No matter how they moved so much beer in an industry still dominated by the likes of Anheuser-Busch, Miller, and Coors, the sizes of Boston Beer and Pete's were together the single, biggest boost to craft beer since perhaps the legalization of homebrewing at the federal level in 1978. Simply put, the two were able to put craft beer in front of more consumer eyeballs than any other
thing or combination of things. It was not just the radio ads or the national television spots: there were bar and restaurant promotions manifested in thousands of cozies, stickers, coasters, sandwich signs, banners and boards; T-shirts and glassware; stunts like Koch sitting over a dunking booth filled with Boston Lager or Slosberg in a tub of bottles of Wicked Ale; Slosberg presenting Pete Wilson with a Pete's jacket in front of reporters at his inauguration as California's governor; Boston Beer in the White House Mess and on Air Force One (the youthful new president, Bill Clinton, was said to prefer Samuel Adams); holiday tie-ins, like Pete's advice for surviving Valentine's Day through beer (“Skip the fattening desserts and instead indulge in a good beer with your valentine”); and both Slosberg and Koch holding forth to audiences big and small—or to a single reporter—on the nuances of craft beer and the brewing process. They both subscribed to the idea that a rising tide would lift all boats, that greater consumer knowledge about craft beer meant greater sales for everybody in the industry, themselves included. Their efforts were not universally appreciated. “I resent it,” Bill Owens of the now-legendary Buffalo Bill's brewpub in Hayward was known to say. “Those people are just top-notch salesmen.”
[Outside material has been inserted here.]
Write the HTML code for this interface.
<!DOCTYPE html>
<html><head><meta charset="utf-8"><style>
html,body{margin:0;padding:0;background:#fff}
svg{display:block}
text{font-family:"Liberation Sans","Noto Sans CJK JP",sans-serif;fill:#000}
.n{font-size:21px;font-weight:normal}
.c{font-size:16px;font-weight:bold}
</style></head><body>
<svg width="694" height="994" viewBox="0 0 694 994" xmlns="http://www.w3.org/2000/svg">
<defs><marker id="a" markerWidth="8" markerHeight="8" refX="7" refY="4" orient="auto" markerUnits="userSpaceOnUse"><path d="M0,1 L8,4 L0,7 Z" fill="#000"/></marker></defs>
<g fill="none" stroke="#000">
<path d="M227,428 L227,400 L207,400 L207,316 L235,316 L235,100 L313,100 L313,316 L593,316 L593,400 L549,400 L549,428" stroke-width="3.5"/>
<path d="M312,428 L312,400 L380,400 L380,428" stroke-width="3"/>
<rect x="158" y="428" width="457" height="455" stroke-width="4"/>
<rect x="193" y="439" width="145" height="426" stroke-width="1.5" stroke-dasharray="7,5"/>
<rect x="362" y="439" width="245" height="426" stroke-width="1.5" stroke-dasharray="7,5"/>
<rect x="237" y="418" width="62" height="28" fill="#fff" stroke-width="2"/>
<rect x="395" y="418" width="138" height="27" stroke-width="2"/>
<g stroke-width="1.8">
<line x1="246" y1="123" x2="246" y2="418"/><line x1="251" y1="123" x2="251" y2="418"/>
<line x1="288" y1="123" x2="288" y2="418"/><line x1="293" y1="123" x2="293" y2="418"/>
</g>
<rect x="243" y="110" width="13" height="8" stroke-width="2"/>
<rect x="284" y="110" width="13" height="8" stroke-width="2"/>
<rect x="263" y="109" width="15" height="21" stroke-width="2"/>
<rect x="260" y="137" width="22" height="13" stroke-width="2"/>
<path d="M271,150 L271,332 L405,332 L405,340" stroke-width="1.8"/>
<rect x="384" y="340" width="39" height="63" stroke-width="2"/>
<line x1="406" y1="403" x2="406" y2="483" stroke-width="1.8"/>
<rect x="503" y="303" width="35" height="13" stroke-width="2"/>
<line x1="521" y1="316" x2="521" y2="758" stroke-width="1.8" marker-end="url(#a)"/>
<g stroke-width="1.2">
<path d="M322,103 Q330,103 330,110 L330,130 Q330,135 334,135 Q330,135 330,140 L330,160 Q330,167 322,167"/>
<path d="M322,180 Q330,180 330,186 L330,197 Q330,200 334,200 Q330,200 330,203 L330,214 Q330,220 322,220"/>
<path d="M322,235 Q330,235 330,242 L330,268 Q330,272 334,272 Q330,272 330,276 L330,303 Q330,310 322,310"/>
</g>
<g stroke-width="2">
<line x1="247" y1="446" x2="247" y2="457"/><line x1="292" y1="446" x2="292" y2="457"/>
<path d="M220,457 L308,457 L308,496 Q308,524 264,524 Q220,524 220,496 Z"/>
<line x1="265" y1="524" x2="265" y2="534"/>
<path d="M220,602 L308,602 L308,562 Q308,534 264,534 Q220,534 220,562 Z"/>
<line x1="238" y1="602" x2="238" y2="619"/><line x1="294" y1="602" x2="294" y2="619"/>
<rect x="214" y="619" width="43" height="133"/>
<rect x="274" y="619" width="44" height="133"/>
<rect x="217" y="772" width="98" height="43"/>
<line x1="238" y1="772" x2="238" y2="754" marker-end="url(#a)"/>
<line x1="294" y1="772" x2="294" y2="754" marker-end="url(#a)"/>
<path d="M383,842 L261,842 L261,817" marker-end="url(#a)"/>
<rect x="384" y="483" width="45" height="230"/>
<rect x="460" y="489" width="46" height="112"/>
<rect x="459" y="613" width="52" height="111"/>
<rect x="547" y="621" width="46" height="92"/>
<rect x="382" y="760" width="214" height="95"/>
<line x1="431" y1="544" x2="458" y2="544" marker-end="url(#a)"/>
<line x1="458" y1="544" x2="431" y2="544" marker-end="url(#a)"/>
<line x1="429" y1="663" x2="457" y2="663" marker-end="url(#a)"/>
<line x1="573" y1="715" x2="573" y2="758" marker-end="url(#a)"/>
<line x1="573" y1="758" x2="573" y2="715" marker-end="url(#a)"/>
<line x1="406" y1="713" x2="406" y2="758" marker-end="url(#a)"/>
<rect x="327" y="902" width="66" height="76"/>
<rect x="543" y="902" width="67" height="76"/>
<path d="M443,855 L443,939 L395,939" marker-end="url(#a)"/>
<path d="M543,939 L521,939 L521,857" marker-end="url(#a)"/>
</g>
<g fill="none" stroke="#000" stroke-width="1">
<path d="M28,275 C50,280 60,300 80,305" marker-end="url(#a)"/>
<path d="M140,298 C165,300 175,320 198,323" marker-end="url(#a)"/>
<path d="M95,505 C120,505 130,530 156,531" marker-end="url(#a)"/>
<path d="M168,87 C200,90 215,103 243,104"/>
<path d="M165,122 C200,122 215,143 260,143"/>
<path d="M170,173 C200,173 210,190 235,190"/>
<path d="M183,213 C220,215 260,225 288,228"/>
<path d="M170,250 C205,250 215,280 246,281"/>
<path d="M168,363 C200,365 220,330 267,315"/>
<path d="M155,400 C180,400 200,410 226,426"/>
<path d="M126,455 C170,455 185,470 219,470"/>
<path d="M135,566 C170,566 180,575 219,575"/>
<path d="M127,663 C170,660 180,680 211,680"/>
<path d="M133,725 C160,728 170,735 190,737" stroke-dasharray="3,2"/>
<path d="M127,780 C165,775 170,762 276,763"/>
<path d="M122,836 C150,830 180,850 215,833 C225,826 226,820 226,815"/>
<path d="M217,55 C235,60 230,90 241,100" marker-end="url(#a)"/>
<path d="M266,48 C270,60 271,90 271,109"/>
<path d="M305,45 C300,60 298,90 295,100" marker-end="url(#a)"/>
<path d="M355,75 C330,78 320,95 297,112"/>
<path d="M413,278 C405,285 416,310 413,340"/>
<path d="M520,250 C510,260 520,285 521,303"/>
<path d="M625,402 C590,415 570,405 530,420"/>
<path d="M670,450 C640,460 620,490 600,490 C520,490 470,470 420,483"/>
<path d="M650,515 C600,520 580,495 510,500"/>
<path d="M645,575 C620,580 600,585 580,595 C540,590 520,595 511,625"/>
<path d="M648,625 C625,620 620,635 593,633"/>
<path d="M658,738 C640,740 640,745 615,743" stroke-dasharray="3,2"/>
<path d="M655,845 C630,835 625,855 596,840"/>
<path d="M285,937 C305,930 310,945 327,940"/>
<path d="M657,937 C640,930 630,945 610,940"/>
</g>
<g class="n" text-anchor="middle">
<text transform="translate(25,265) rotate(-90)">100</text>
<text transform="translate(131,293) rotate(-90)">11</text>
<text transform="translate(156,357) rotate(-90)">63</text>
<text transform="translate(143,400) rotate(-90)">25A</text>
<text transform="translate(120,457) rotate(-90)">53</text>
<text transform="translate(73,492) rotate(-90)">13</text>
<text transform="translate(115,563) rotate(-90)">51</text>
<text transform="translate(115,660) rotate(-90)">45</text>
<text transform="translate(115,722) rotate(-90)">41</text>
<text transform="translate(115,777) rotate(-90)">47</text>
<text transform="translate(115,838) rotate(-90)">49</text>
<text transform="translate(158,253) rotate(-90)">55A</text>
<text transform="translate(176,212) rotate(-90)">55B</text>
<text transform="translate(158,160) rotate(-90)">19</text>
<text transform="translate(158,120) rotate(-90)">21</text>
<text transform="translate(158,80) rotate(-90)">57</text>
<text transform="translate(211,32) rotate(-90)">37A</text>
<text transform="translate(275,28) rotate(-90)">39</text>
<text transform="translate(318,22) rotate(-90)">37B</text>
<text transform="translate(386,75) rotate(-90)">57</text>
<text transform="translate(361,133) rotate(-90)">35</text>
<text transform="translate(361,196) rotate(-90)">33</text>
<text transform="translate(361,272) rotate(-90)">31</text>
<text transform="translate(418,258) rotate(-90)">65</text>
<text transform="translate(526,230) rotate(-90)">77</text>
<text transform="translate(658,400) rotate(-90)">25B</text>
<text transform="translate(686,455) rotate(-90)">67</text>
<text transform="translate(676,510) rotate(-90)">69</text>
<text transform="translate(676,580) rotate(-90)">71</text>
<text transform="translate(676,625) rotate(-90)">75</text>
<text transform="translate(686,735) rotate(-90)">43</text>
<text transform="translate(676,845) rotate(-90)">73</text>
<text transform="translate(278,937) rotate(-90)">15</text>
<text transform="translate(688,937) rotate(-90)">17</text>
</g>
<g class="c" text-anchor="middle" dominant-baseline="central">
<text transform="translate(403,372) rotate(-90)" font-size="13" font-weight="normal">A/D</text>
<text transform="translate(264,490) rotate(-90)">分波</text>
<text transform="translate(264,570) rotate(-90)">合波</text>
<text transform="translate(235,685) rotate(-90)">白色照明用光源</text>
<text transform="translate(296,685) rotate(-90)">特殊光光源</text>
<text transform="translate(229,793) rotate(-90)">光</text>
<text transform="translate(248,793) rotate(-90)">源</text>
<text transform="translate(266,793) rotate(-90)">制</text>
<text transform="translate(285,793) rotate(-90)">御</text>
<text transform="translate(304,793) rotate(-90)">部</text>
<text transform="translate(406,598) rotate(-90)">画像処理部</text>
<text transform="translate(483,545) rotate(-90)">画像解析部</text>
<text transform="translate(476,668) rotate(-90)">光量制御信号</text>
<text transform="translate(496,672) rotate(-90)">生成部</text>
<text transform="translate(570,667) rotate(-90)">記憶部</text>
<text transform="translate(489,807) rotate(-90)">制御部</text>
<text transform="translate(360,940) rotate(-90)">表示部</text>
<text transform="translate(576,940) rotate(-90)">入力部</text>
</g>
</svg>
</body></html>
Jim Koch in the tasting room of the Boston Beer Company's brewery in Jamaica Plain, Boston.
COURTESY OF THE BOSTON BEER COMPANY

Neither Slosberg nor Koch could get out from under the accusation that contract brewing was not really craft brewing. It was true that they had avoided the capital costs of starting a physical brewery, costs that were prone to rise with each expansion and ones that had already helped fell many a predecessor.
Koch, for his part, had opened a brewery in early 1989 at the old Haffenreffer location in Boston for research and development as well as tours; he placed inside it the cornerstone from the old Louis Koch Brewery that he, his father, and Charlie Papazian had found in St. Louis. The Boston brewery, located as it was just off the region's subway system and with powerful champions like Governor Michael Dukakis, who was at the ribbon-cutting, proved remarkably popular with visitors and helped revitalize a run-down area of the city (one of Boston Beer's earliest neighbors was given to killing cats and mounting their bodies on stakes; it was that bad).

But most of Koch's beer was still brewed elsewhere, and all of Slosberg's had been brewed thousands of miles away from the company's nondescript offices since 1988, near Stanford University, although the company would talk about plans for a brewery, perhaps in Northern California. Still, in the early 1990s, there was absolutely no ignoring the sales success of Boston Beer and Pete's and the impact of that success on the movement. It had upped the game just as more players joined—and more spectators than ever watched.